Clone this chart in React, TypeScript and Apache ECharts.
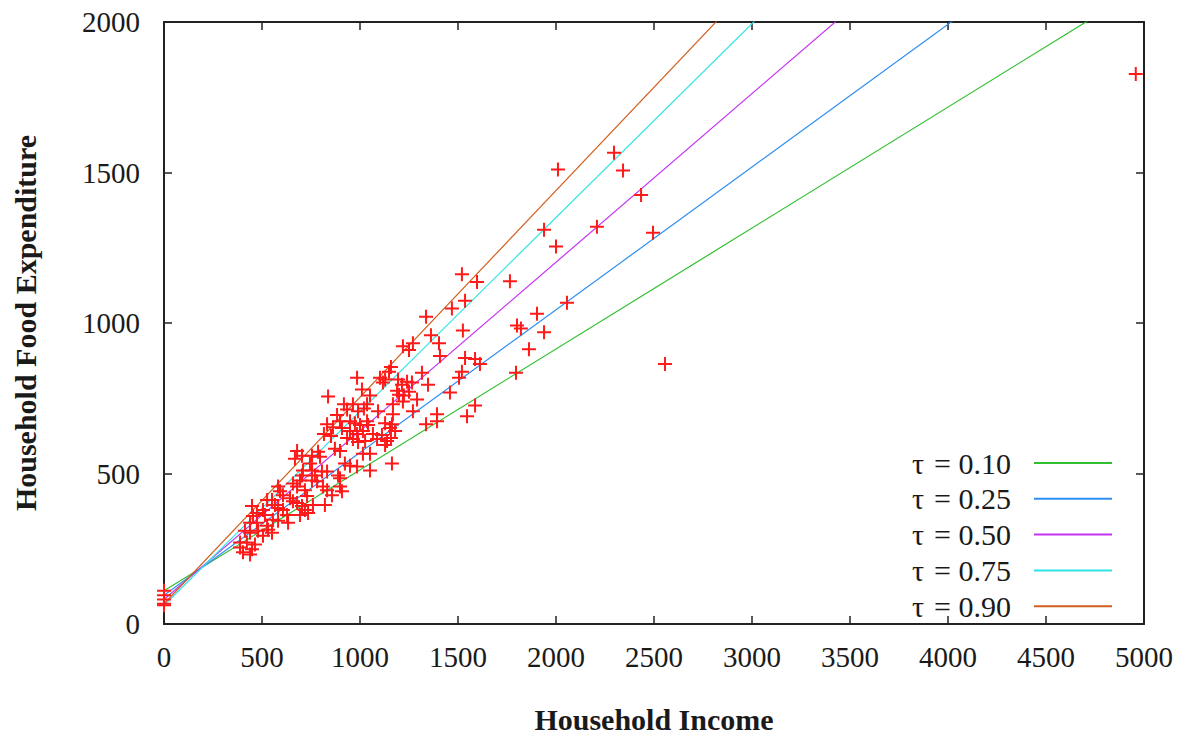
import React, { useEffect, useRef } from "react";
import * as echarts from "echarts";

const xTicks = [0, 500, 1000, 1500, 2000, 2500, 3000, 3500, 4000, 4500, 5000];
const yTicks = [0, 500, 1000, 1500, 2000];

const taus = ["0.10", "0.25", "0.50", "0.75", "0.90"];
const intercepts = [110.1, 95.5, 81.5, 62.4, 67.4];
const slopes = [0.4018, 0.4742, 0.5602, 0.644, 0.6863];
const lineColors = ["#2fbf2f", "#2f8ff2", "#c533f2", "#2fe3e3", "#d0601f"];

// Observed household income
const income = [
  4958, 2556, 2010, 2296, 2342, 2434, 2495, 2209, 1939, 2000, 2056, 1765, 1903, 1939, 1801, 1821, 1862, 1796,
  1520, 1597, 1536, 1469, 1337, 1525, 1362, 1403, 1408, 1536, 1587, 1612, 1520, 1505, 1459, 1587, 1546, 1393,
  1393, 1337, 1219, 1250, 1270, 1158, 1148, 1102, 1128, 1117, 985, 1316, 1194, 1214, 1240, 1265, 1347, 1189,
  1199, 1224, 1250, 1291, 1219, 1270, 1168, 1128, 1163, 1153, 1179, 1112, 1138, 1128, 1158, 1163, 837, 1010,
  1051, 918, 934, 964, 990, 1020, 1036, 1092, 1168, 883, 898, 832, 862, 908, 949, 974, 1000, 1036, 1041, 1066,
  949, 985, 1015, 1087, 816, 852, 934, 964, 990, 1026, 679, 704, 668, 872, 898, 786, 796, 755, 1015, 1051, 923,
  949, 985, 745, 755, 709, 704, 806, 832, 888, 898, 1051, 770, 755, 781, 694, 658, 679, 811, 832, 898, 908, 582,
  592, 607, 719, 730, 857, 821, 719, 643, 658, 526, 551, 566, 582, 607, 679, 704, 760, 505, 515, 628, 735, 449,
  474, 454, 694, 556, 582, 439, 474, 633, 526, 531, 551, 480, 505, 413, 439, 388, 423, 464, 449, 403, 388, 439,
];

// Observed household food expenditure
const food = [
  1827, 864, 1510, 1566, 1507, 1425, 1300, 1320, 1310, 1254, 1067, 1139, 1031, 969, 992, 982, 913, 835, 1162,
  1136, 1074, 1048, 1021, 975, 959, 933, 890, 884, 880, 864, 838, 818, 769, 726, 690, 697, 674, 664, 923, 910,
  933, 854, 838, 818, 812, 802, 818, 835, 812, 795, 805, 802, 795, 775, 762, 759, 772, 746, 739, 707, 697, 667,
  664, 651, 641, 628, 608, 595, 618, 533, 756, 779, 759, 730, 713, 730, 707, 716, 730, 707, 730, 694, 674, 664,
  654, 651, 674, 667, 661, 674, 661, 631, 641, 631, 641, 615, 631, 625, 618, 615, 605, 608, 575, 559, 549, 582,
  575, 572, 556, 559, 566, 566, 533, 526, 523, 533, 510, 510, 493, 507, 507, 493, 484, 510, 493, 477, 474, 477,
  467, 457, 457, 444, 457, 441, 457, 441, 428, 444, 425, 428, 395, 379, 418, 408, 412, 412, 395, 385, 379, 402,
  392, 395, 379, 362, 362, 369, 392, 369, 359, 362, 346, 343, 336, 336, 336, 326, 313, 303, 310, 293, 310, 303,
  271, 271, 264, 248, 238, 254, 231,
];

export default function App() {
  const ref = useRef<HTMLDivElement>(null);

  useEffect(() => {
    document.body.style.margin = "0";
    const chart = echarts.init(ref.current!, null, { renderer: "svg" });
    const font = "Liberation Serif";
    const textColor = "#1a1a1a";
    const axisColor = "#222";

    const points: number[][] = income.map((x, i) => [x, food[i]]);
    intercepts.forEach((a) => points.push([0, a]));

    const lineSeries = taus.map((t, i) => ({
      name: "\u03c4 = " + t,
      type: "line",
      data: [
        [0, intercepts[i]],
        [5000, intercepts[i] + slopes[i] * 5000],
      ],
      showSymbol: false,
      symbol: "none",
      clip: true,
      lineStyle: { color: lineColors[i], width: 1.2 },
      itemStyle: { color: lineColors[i] },
      z: 3,
    }));

    const baseX = {
      type: "value",
      min: xTicks[0],
      max: xTicks[xTicks.length - 1],
      interval: 500,
      splitLine: { show: false },
      axisLine: { show: true, onZero: false, lineStyle: { color: axisColor, width: 2 } },
      axisTick: { show: true, inside: true, length: 8, lineStyle: { color: axisColor, width: 1.5 } },
    };
    const baseY = {
      type: "value",
      min: yTicks[0],
      max: yTicks[yTicks.length - 1],
      interval: 500,
      splitLine: { show: false },
      axisLine: { show: true, onZero: false, lineStyle: { color: axisColor, width: 2 } },
      axisTick: { show: true, inside: true, length: 8, lineStyle: { color: axisColor, width: 1.5 } },
    };

    chart.setOption({
      animation: false,
      backgroundColor: "#ffffff",
      grid: { left: 164, right: 41, top: 22, bottom: 106, containLabel: false },
      legend: {
        data: taus.map((t) => "\u03c4 = " + t),
        orient: "vertical",
        right: 68,
        top: 442,
        align: "right",
        icon: "rect",
        itemWidth: 78,
        itemHeight: 2,
        itemGap: 3.8,
        textStyle: {
          fontFamily: font,
          fontSize: 30,
          color: textColor,
          lineHeight: 32,
          padding: [0, 18, 0, 0],
        },
        formatter: (name: string) => name.replace("\u03c4 =", "\u03c4\u200a ="),
        selectedMode: false,
      },
      xAxis: [
        {
          ...baseX,
          position: "bottom",
          name: "Household Income",
          nameLocation: "middle",
          nameGap: 80,
          nameTextStyle: { fontFamily: font, fontSize: 30, fontWeight: "bold", color: textColor },
          axisLabel: {
            fontFamily: font,
            fontSize: 29,
            color: textColor,
            margin: 18,
            formatter: (v: number) => String(v),
          },
        },
        {
          ...baseX,
          position: "top",
          axisLabel: { show: false },
        },
      ],
      yAxis: [
        {
          ...baseY,
          position: "left",
          name: "Household Food Expenditure",
          nameLocation: "middle",
          nameRotate: 90,
          nameGap: 124,
          nameTextStyle: { fontFamily: font, fontSize: 30, fontWeight: "bold", color: textColor },
          axisLabel: {
            fontFamily: font,
            fontSize: 29,
            color: textColor,
            margin: 24,
            formatter: (v: number) => String(v),
          },
        },
        {
          ...baseY,
          position: "right",
          axisLabel: { show: false },
        },
      ],
      series: [
        ...lineSeries,
        {
          name: "data",
          type: "scatter",
          data: points,
          symbol: "path://M6,0H8V6H14V8H8V14H6V8H0V6H6Z",
          symbolSize: 14,
          itemStyle: { color: "#ff1a1a", opacity: 1 },
          z: 4,
        },
      ],
    });

    return () => chart.dispose();
  }, []);

  return <div ref={ref} style={{ width: 1185, height: 739 }} />;
}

WHAT NEEDS TO BE DONE
From the listing, copy each line containing the word "React".

OUTPUT FOR THIS TASK
Clone this chart in React, TypeScript and Apache ECharts.
import React, { useEffect, useRef } from "react";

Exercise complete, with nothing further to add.